What is needed -
Retype the data exactly, from its first line to the line containing "plt.rcParams['font.family'] = ['Liberation", including both, and skip any picture.

* * * * *

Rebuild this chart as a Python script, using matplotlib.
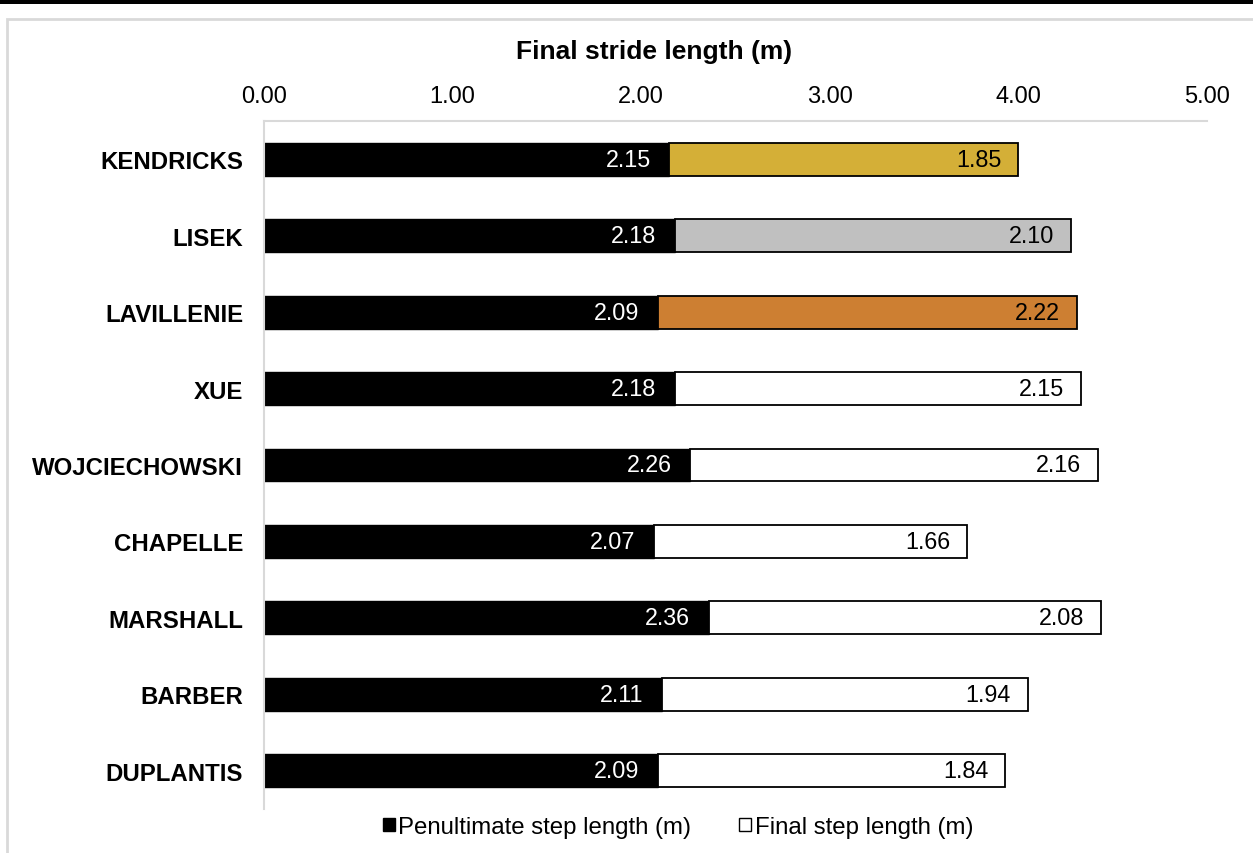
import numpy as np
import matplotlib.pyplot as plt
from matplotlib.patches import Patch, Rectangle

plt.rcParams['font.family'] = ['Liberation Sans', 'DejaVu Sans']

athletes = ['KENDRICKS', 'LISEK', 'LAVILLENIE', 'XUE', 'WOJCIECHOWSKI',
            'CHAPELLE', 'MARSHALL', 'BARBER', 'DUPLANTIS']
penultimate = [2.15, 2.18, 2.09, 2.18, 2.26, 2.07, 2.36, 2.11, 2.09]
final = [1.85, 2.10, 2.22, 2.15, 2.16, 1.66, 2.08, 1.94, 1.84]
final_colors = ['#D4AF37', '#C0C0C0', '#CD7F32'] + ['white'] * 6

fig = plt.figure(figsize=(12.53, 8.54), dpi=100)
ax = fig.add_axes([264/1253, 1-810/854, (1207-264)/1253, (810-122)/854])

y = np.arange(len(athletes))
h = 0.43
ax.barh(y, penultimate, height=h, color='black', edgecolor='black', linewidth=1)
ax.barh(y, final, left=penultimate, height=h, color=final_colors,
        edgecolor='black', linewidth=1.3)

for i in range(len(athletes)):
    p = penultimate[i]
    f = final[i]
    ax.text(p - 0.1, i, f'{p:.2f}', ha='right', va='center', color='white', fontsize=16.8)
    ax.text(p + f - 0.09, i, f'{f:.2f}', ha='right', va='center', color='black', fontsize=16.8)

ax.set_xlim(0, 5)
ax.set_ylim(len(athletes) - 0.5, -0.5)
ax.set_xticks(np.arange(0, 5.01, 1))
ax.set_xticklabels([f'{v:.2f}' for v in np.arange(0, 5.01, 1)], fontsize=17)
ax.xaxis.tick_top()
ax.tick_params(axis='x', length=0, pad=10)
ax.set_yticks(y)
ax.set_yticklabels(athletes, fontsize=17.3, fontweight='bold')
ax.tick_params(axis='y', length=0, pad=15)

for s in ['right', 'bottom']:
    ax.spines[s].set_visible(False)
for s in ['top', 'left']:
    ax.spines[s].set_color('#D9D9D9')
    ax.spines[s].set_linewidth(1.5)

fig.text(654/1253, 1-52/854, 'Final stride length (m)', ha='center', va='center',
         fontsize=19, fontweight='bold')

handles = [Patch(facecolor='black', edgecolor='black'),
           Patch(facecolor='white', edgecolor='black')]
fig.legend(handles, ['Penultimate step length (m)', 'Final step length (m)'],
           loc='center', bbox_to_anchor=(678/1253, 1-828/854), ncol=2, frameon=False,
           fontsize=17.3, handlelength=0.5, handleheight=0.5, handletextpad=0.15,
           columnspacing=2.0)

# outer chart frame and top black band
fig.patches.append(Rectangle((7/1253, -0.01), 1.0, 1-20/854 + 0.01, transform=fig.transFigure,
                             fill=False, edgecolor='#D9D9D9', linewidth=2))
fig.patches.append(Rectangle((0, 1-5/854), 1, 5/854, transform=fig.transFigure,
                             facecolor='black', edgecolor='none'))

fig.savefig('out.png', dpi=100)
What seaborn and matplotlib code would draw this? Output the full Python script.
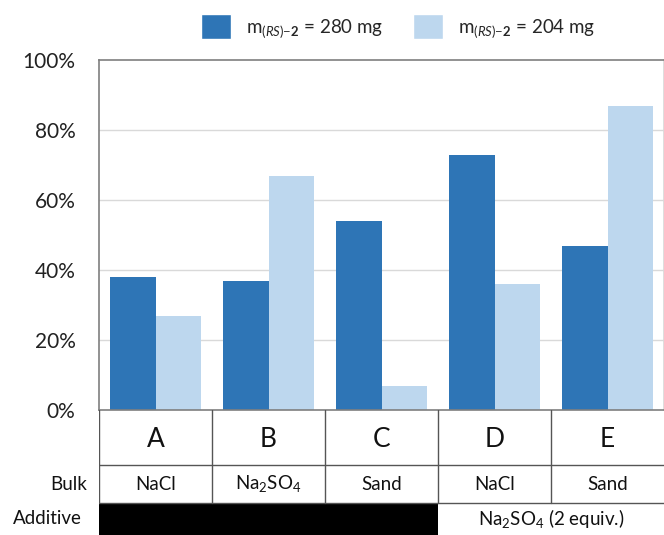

* * * * *

Solution below -
Rebuild this chart as a Python script, using matplotlib.
import numpy as np
import matplotlib.pyplot as plt
from matplotlib.patches import Patch, Rectangle

plt.rcParams['font.family'] = ['Liberation Sans', 'DejaVu Sans']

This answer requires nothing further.